Task description: Print the lines beginning with the one that contains "What Chart.js code" and ending with the one that contains "var f3pax4Err = [3.26, 2.5, 1.65, 1.69, 2.36, 0.65, 1.36, 1.67];", exactly, both included, and no other lines.

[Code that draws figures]
────

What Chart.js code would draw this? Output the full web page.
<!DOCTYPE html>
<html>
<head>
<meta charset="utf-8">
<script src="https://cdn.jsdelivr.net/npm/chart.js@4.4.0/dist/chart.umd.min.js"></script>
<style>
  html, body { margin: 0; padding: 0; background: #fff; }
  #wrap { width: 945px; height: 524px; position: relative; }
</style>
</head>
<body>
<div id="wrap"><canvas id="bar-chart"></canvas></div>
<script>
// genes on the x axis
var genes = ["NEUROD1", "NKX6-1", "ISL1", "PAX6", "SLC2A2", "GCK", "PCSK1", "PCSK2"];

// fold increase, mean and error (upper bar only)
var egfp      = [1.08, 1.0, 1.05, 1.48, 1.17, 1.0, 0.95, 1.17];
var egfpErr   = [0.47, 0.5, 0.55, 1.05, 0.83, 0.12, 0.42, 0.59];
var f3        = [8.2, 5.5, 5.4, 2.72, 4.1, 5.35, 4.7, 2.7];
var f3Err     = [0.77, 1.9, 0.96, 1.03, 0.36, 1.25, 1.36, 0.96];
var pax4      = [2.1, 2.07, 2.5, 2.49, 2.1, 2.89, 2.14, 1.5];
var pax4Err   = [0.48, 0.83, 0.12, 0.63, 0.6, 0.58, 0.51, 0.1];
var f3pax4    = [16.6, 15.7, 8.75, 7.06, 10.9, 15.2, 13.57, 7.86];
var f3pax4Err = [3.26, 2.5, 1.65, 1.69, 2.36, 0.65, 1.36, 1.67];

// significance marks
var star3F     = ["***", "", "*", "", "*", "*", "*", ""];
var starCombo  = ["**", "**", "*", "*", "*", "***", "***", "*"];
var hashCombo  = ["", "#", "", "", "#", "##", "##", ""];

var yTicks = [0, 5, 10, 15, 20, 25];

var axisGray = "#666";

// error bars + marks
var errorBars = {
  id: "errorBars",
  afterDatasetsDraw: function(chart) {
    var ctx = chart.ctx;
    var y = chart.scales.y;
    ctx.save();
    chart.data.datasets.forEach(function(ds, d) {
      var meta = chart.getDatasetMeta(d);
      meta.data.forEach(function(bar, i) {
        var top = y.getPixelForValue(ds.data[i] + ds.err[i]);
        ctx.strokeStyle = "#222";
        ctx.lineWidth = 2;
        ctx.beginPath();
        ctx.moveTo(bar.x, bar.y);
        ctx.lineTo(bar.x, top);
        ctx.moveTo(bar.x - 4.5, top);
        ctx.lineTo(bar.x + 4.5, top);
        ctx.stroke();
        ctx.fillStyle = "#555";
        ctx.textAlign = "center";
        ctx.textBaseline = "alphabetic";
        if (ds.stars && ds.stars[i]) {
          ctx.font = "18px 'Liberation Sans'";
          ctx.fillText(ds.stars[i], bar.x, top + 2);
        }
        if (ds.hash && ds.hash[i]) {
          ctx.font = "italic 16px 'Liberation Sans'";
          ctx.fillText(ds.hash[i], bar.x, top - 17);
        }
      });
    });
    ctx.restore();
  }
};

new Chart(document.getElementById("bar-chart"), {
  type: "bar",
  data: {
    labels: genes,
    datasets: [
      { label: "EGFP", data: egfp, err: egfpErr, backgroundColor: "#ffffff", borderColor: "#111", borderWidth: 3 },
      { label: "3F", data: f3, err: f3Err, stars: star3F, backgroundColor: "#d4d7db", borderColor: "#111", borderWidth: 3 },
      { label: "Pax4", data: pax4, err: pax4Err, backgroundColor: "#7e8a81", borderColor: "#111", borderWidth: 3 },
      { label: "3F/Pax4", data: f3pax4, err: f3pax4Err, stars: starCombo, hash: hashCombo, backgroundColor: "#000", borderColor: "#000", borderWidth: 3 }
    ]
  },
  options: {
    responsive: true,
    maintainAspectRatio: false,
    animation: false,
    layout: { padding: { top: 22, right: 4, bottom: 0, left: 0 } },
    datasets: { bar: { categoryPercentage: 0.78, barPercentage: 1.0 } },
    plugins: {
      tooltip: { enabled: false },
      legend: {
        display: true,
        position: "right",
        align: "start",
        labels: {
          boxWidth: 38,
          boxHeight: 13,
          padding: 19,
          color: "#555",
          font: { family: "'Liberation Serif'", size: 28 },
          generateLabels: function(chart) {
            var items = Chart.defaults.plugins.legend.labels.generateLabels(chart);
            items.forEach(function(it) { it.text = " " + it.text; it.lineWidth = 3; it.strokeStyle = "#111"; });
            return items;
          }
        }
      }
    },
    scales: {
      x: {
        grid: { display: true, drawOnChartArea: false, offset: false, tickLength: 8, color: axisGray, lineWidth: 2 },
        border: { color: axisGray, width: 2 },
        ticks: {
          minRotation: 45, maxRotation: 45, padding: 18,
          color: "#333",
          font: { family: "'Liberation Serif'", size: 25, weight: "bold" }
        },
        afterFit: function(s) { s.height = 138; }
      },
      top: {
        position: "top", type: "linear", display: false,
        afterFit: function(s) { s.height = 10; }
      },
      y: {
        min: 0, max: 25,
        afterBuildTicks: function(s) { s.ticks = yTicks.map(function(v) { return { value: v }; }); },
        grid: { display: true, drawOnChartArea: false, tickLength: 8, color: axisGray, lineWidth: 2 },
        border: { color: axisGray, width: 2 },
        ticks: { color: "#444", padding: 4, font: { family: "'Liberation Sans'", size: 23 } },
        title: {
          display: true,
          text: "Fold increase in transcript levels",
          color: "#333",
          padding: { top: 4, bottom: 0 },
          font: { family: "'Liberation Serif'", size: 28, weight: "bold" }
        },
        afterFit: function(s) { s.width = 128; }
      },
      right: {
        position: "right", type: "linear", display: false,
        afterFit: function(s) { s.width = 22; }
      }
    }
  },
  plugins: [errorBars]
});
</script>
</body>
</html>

────

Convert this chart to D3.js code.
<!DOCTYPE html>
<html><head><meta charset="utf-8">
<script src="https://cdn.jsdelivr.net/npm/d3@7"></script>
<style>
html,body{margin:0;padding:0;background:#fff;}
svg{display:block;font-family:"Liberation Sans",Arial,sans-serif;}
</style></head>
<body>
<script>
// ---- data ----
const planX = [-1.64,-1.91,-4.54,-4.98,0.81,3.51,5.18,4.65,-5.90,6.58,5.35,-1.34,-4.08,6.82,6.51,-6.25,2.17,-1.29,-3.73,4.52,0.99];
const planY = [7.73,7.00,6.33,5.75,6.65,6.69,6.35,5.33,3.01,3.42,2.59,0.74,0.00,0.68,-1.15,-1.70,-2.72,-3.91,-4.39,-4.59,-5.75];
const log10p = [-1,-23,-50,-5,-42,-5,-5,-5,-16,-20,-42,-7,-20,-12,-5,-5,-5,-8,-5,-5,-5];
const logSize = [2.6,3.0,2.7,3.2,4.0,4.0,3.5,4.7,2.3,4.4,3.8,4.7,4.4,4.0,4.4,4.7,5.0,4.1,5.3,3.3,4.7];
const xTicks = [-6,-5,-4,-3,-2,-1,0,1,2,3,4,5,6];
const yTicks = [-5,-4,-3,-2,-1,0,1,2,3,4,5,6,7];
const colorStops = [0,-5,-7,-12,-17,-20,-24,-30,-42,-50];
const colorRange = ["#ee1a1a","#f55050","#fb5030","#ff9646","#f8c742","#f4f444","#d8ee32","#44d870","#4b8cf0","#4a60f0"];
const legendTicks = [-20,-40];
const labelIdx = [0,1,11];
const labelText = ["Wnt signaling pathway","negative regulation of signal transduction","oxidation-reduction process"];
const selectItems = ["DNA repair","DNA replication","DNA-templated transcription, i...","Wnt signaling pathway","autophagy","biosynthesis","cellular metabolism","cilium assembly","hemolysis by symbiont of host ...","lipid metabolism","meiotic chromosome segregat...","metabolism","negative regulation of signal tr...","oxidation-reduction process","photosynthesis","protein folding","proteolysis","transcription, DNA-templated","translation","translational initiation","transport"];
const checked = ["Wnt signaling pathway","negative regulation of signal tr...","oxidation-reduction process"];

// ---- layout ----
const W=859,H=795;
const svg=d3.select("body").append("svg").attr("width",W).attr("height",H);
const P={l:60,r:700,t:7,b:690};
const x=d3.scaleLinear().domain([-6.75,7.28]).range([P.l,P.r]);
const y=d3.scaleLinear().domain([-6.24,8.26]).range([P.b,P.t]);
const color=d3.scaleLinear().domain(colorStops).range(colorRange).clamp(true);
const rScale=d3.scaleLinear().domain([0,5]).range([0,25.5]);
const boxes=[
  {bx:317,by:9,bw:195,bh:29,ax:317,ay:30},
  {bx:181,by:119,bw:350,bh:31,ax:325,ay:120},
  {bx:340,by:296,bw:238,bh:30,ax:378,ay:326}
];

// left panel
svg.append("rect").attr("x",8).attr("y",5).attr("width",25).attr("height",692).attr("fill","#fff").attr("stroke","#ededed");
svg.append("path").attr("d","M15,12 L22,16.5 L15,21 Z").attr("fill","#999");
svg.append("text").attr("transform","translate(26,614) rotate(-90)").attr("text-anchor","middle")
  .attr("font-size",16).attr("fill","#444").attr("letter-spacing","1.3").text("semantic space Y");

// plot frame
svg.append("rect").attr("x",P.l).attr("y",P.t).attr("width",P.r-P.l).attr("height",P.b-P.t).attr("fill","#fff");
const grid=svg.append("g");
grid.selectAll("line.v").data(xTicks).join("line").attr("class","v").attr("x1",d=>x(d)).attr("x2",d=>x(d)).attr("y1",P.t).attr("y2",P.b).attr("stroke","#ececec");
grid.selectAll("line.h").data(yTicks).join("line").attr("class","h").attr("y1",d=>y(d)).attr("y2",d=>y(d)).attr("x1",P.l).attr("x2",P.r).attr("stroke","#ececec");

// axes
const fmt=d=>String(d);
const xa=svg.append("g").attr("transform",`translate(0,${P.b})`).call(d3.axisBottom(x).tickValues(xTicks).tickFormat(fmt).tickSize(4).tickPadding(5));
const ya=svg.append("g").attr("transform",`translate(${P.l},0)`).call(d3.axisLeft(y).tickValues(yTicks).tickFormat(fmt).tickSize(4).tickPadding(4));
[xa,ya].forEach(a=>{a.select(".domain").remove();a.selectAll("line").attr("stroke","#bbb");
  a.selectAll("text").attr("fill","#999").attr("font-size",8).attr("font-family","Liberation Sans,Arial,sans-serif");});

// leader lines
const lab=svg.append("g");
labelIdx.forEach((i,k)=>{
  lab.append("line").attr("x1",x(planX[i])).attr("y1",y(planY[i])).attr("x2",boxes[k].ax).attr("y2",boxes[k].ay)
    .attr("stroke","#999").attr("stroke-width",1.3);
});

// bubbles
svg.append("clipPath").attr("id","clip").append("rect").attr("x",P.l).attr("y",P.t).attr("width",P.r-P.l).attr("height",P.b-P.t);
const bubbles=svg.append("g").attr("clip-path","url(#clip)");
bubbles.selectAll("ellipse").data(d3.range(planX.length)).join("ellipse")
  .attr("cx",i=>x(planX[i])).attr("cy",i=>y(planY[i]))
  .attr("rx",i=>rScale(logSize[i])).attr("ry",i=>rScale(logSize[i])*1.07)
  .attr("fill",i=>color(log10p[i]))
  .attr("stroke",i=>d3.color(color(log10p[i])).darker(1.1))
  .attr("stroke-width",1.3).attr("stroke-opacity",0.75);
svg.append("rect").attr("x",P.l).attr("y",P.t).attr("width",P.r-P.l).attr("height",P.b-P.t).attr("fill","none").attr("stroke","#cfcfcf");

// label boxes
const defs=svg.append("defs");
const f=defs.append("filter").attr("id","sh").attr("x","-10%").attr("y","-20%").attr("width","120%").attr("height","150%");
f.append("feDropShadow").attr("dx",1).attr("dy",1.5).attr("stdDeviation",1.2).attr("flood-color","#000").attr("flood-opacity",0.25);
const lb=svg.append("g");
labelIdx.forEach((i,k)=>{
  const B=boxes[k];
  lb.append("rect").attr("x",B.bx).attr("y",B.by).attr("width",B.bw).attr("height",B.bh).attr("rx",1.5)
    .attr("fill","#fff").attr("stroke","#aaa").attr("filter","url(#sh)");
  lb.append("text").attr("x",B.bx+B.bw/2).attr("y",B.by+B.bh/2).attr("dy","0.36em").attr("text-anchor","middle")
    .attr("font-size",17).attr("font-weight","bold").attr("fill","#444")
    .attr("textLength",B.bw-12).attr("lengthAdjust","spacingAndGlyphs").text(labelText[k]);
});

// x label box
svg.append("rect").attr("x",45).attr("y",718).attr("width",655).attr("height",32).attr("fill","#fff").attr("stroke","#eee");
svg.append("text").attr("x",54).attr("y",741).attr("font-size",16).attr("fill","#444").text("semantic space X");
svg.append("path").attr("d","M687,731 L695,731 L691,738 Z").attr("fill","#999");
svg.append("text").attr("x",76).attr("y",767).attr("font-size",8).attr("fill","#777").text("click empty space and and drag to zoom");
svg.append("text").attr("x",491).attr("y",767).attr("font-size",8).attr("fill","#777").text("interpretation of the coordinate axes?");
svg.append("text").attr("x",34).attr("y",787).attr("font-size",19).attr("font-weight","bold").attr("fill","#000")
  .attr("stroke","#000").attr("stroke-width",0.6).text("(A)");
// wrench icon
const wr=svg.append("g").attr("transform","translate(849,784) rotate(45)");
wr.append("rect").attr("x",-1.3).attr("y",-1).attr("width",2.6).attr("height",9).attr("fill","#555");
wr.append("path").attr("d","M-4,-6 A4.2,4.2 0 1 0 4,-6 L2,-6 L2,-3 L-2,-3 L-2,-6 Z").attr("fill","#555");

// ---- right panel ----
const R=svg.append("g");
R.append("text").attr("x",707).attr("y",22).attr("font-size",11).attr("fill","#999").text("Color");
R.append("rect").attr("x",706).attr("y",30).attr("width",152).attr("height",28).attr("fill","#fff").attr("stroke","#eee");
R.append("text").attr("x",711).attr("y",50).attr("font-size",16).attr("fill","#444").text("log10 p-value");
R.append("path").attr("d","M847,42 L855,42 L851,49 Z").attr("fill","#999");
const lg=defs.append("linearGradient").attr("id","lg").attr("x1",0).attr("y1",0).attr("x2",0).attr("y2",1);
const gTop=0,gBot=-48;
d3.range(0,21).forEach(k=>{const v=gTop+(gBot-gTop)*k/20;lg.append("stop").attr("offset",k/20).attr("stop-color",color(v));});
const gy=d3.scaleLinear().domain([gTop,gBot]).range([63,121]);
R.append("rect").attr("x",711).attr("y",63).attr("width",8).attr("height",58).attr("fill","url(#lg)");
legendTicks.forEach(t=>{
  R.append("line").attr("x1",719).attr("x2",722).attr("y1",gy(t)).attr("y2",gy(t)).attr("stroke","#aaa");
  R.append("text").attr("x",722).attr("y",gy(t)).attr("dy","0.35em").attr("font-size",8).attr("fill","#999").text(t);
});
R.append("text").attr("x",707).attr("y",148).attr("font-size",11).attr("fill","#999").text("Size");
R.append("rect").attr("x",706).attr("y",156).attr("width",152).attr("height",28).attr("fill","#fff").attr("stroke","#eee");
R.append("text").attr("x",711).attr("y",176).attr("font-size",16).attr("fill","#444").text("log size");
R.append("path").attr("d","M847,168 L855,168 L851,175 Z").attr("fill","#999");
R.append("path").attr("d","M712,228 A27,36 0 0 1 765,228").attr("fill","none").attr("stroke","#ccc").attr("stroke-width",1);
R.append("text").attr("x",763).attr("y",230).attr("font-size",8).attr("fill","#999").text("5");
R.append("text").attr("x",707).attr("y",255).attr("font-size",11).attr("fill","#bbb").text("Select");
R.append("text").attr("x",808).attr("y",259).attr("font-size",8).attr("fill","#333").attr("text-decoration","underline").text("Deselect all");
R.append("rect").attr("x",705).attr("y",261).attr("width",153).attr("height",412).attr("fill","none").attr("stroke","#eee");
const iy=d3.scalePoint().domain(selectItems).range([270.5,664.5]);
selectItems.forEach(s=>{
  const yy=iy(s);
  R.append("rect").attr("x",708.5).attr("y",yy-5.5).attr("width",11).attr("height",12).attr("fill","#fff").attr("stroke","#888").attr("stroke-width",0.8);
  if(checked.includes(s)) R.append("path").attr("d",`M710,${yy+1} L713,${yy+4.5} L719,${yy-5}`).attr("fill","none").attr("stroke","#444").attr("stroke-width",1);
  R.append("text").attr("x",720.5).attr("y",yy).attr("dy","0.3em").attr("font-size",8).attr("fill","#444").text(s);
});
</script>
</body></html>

────

Expected answer:
What Chart.js code would draw this? Output the full web page.
<!DOCTYPE html>
<html>
<head>
<meta charset="utf-8">
<script src="https://cdn.jsdelivr.net/npm/chart.js@4.4.0/dist/chart.umd.min.js"></script>
<style>
  html, body { margin: 0; padding: 0; background: #fff; }
  #wrap { width: 945px; height: 524px; position: relative; }
</style>
</head>
<body>
<div id="wrap"><canvas id="bar-chart"></canvas></div>
<script>
// genes on the x axis
var genes = ["NEUROD1", "NKX6-1", "ISL1", "PAX6", "SLC2A2", "GCK", "PCSK1", "PCSK2"];

// fold increase, mean and error (upper bar only)
var egfp      = [1.08, 1.0, 1.05, 1.48, 1.17, 1.0, 0.95, 1.17];
var egfpErr   = [0.47, 0.5, 0.55, 1.05, 0.83, 0.12, 0.42, 0.59];
var f3        = [8.2, 5.5, 5.4, 2.72, 4.1, 5.35, 4.7, 2.7];
var f3Err     = [0.77, 1.9, 0.96, 1.03, 0.36, 1.25, 1.36, 0.96];
var pax4      = [2.1, 2.07, 2.5, 2.49, 2.1, 2.89, 2.14, 1.5];
var pax4Err   = [0.48, 0.83, 0.12, 0.63, 0.6, 0.58, 0.51, 0.1];
var f3pax4    = [16.6, 15.7, 8.75, 7.06, 10.9, 15.2, 13.57, 7.86];
var f3pax4Err = [3.26, 2.5, 1.65, 1.69, 2.36, 0.65, 1.36, 1.67];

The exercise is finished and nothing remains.